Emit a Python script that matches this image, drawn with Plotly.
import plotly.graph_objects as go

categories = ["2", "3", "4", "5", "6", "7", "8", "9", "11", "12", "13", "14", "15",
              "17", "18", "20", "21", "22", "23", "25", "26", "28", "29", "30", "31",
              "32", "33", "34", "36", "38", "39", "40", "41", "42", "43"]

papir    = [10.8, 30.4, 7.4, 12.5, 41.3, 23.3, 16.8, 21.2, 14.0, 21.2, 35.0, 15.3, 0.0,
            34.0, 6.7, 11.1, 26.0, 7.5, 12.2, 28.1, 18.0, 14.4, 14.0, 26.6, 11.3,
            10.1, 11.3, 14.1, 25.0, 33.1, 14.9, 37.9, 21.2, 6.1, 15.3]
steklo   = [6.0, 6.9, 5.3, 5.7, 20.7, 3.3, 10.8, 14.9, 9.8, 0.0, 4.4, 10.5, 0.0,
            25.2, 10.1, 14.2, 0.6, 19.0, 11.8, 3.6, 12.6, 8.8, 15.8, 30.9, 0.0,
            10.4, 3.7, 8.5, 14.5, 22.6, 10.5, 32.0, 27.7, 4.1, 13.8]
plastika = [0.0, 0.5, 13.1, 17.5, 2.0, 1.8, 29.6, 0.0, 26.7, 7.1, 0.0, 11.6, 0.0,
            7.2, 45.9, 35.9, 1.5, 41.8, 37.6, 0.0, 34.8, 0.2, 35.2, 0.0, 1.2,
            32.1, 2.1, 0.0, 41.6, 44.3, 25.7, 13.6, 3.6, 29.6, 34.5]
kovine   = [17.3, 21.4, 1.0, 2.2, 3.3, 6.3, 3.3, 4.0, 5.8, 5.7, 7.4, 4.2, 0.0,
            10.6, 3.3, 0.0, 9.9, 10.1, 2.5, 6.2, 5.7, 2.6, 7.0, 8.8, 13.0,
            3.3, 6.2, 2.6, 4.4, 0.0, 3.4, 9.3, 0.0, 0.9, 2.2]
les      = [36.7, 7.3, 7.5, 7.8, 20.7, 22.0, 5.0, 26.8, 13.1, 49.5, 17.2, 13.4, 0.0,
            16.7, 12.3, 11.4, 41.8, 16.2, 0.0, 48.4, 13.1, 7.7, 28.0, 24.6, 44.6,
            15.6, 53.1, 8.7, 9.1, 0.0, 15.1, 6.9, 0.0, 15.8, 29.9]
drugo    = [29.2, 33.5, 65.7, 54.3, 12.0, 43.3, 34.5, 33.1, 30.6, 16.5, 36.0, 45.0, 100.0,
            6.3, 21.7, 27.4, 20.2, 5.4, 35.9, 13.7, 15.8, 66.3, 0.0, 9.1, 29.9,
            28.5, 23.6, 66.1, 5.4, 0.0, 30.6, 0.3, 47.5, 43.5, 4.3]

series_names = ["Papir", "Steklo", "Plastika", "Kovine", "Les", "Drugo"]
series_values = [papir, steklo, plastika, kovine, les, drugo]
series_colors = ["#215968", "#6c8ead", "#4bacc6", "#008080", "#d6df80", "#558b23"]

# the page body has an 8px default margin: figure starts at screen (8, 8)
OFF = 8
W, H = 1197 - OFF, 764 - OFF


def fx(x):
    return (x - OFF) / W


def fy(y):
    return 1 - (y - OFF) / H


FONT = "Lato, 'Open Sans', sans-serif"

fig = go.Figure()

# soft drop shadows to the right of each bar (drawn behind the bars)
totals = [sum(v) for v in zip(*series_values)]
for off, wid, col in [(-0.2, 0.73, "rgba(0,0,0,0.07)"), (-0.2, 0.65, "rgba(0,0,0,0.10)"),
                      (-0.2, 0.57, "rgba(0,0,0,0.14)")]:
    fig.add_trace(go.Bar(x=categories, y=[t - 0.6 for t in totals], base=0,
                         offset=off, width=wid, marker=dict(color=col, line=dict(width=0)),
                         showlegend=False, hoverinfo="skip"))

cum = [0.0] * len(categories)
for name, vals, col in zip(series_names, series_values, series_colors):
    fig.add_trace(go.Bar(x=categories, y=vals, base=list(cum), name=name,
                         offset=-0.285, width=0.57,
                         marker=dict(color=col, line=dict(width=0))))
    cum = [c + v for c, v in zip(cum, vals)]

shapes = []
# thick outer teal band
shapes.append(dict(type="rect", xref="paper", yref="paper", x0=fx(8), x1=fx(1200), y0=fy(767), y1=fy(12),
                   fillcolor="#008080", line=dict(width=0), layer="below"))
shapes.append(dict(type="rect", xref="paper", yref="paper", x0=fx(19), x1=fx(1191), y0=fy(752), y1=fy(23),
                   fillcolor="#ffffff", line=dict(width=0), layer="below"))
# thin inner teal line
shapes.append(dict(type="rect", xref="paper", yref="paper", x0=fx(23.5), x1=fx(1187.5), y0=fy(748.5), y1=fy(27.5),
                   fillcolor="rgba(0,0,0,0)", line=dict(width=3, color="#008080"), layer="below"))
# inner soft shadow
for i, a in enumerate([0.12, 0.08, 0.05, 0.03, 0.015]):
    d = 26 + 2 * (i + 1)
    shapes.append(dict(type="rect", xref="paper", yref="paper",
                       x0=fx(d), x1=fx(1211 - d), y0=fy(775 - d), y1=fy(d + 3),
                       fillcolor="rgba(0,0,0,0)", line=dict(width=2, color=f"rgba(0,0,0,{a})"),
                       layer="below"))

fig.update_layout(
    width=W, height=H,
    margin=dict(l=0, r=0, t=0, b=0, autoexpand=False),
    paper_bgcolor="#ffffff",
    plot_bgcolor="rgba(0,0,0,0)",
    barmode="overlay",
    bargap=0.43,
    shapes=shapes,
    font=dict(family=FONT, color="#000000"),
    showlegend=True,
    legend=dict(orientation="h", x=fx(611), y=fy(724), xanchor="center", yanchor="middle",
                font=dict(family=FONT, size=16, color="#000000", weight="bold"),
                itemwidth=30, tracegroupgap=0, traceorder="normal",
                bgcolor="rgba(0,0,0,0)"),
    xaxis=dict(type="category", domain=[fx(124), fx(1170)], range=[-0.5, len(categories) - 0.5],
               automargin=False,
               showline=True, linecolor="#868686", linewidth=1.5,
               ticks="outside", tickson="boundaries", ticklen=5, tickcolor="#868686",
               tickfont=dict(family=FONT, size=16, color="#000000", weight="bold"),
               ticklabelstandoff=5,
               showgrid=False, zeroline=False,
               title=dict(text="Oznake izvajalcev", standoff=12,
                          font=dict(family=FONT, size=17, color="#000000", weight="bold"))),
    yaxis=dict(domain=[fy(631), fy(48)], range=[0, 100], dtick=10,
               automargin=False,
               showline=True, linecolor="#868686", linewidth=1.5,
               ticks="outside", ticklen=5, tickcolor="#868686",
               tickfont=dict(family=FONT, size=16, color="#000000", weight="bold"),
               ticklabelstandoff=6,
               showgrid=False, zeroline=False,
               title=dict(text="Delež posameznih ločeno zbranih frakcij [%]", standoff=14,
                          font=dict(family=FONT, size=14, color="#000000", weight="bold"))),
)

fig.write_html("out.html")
———
*Directive*. Reproduce the material precisely, including every line.

*Result*.
Emit a Python script that matches this image, drawn with Plotly.
import plotly.graph_objects as go

categories = ["2", "3", "4", "5", "6", "7", "8", "9", "11", "12", "13", "14", "15",
              "17", "18", "20", "21", "22", "23", "25", "26", "28", "29", "30", "31",
              "32", "33", "34", "36", "38", "39", "40", "41", "42", "43"]

papir    = [10.8, 30.4, 7.4, 12.5, 41.3, 23.3, 16.8, 21.2, 14.0, 21.2, 35.0, 15.3, 0.0,
            34.0, 6.7, 11.1, 26.0, 7.5, 12.2, 28.1, 18.0, 14.4, 14.0, 26.6, 11.3,
            10.1, 11.3, 14.1, 25.0, 33.1, 14.9, 37.9, 21.2, 6.1, 15.3]
steklo   = [6.0, 6.9, 5.3, 5.7, 20.7, 3.3, 10.8, 14.9, 9.8, 0.0, 4.4, 10.5, 0.0,
            25.2, 10.1, 14.2, 0.6, 19.0, 11.8, 3.6, 12.6, 8.8, 15.8, 30.9, 0.0,
            10.4, 3.7, 8.5, 14.5, 22.6, 10.5, 32.0, 27.7, 4.1, 13.8]
plastika = [0.0, 0.5, 13.1, 17.5, 2.0, 1.8, 29.6, 0.0, 26.7, 7.1, 0.0, 11.6, 0.0,
            7.2, 45.9, 35.9, 1.5, 41.8, 37.6, 0.0, 34.8, 0.2, 35.2, 0.0, 1.2,
            32.1, 2.1, 0.0, 41.6, 44.3, 25.7, 13.6, 3.6, 29.6, 34.5]
kovine   = [17.3, 21.4, 1.0, 2.2, 3.3, 6.3, 3.3, 4.0, 5.8, 5.7, 7.4, 4.2, 0.0,
            10.6, 3.3, 0.0, 9.9, 10.1, 2.5, 6.2, 5.7, 2.6, 7.0, 8.8, 13.0,
            3.3, 6.2, 2.6, 4.4, 0.0, 3.4, 9.3, 0.0, 0.9, 2.2]
les      = [36.7, 7.3, 7.5, 7.8, 20.7, 22.0, 5.0, 26.8, 13.1, 49.5, 17.2, 13.4, 0.0,
            16.7, 12.3, 11.4, 41.8, 16.2, 0.0, 48.4, 13.1, 7.7, 28.0, 24.6, 44.6,
            15.6, 53.1, 8.7, 9.1, 0.0, 15.1, 6.9, 0.0, 15.8, 29.9]
drugo    = [29.2, 33.5, 65.7, 54.3, 12.0, 43.3, 34.5, 33.1, 30.6, 16.5, 36.0, 45.0, 100.0,
            6.3, 21.7, 27.4, 20.2, 5.4, 35.9, 13.7, 15.8, 66.3, 0.0, 9.1, 29.9,
            28.5, 23.6, 66.1, 5.4, 0.0, 30.6, 0.3, 47.5, 43.5, 4.3]

series_names = ["Papir", "Steklo", "Plastika", "Kovine", "Les", "Drugo"]
series_values = [papir, steklo, plastika, kovine, les, drugo]
series_colors = ["#215968", "#6c8ead", "#4bacc6", "#008080", "#d6df80", "#558b23"]

# the page body has an 8px default margin: figure starts at screen (8, 8)
OFF = 8
W, H = 1197 - OFF, 764 - OFF


def fx(x):
    return (x - OFF) / W


def fy(y):
    return 1 - (y - OFF) / H


FONT = "Lato, 'Open Sans', sans-serif"

fig = go.Figure()

# soft drop shadows to the right of each bar (drawn behind the bars)
totals = [sum(v) for v in zip(*series_values)]
for off, wid, col in [(-0.2, 0.73, "rgba(0,0,0,0.07)"), (-0.2, 0.65, "rgba(0,0,0,0.10)"),
                      (-0.2, 0.57, "rgba(0,0,0,0.14)")]:
    fig.add_trace(go.Bar(x=categories, y=[t - 0.6 for t in totals], base=0,
                         offset=off, width=wid, marker=dict(color=col, line=dict(width=0)),
                         showlegend=False, hoverinfo="skip"))

cum = [0.0] * len(categories)
for name, vals, col in zip(series_names, series_values, series_colors):
    fig.add_trace(go.Bar(x=categories, y=vals, base=list(cum), name=name,
                         offset=-0.285, width=0.57,
                         marker=dict(color=col, line=dict(width=0))))
    cum = [c + v for c, v in zip(cum, vals)]

shapes = []
# thick outer teal band
shapes.append(dict(type="rect", xref="paper", yref="paper", x0=fx(8), x1=fx(1200), y0=fy(767), y1=fy(12),
                   fillcolor="#008080", line=dict(width=0), layer="below"))
shapes.append(dict(type="rect", xref="paper", yref="paper", x0=fx(19), x1=fx(1191), y0=fy(752), y1=fy(23),
                   fillcolor="#ffffff", line=dict(width=0), layer="below"))
# thin inner teal line
shapes.append(dict(type="rect", xref="paper", yref="paper", x0=fx(23.5), x1=fx(1187.5), y0=fy(748.5), y1=fy(27.5),
                   fillcolor="rgba(0,0,0,0)", line=dict(width=3, color="#008080"), layer="below"))
# inner soft shadow
for i, a in enumerate([0.12, 0.08, 0.05, 0.03, 0.015]):
    d = 26 + 2 * (i + 1)
    shapes.append(dict(type="rect", xref="paper", yref="paper",
                       x0=fx(d), x1=fx(1211 - d), y0=fy(775 - d), y1=fy(d + 3),
                       fillcolor="rgba(0,0,0,0)", line=dict(width=2, color=f"rgba(0,0,0,{a})"),
                       layer="below"))

fig.update_layout(
    width=W, height=H,
    margin=dict(l=0, r=0, t=0, b=0, autoexpand=False),
    paper_bgcolor="#ffffff",
    plot_bgcolor="rgba(0,0,0,0)",
    barmode="overlay",
    bargap=0.43,
    shapes=shapes,
    font=dict(family=FONT, color="#000000"),
    showlegend=True,
    legend=dict(orientation="h", x=fx(611), y=fy(724), xanchor="center", yanchor="middle",
                font=dict(family=FONT, size=16, color="#000000", weight="bold"),
                itemwidth=30, tracegroupgap=0, traceorder="normal",
                bgcolor="rgba(0,0,0,0)"),
    xaxis=dict(type="category", domain=[fx(124), fx(1170)], range=[-0.5, len(categories) - 0.5],
               automargin=False,
               showline=True, linecolor="#868686", linewidth=1.5,
               ticks="outside", tickson="boundaries", ticklen=5, tickcolor="#868686",
               tickfont=dict(family=FONT, size=16, color="#000000", weight="bold"),
               ticklabelstandoff=5,
               showgrid=False, zeroline=False,
               title=dict(text="Oznake izvajalcev", standoff=12,
                          font=dict(family=FONT, size=17, color="#000000", weight="bold"))),
    yaxis=dict(domain=[fy(631), fy(48)], range=[0, 100], dtick=10,
               automargin=False,
               showline=True, linecolor="#868686", linewidth=1.5,
               ticks="outside", ticklen=5, tickcolor="#868686",
               tickfont=dict(family=FONT, size=16, color="#000000", weight="bold"),
               ticklabelstandoff=6,
               showgrid=False, zeroline=False,
               title=dict(text="Delež posameznih ločeno zbranih frakcij [%]", standoff=14,
                          font=dict(family=FONT, size=14, color="#000000", weight="bold"))),
)

fig.write_html("out.html")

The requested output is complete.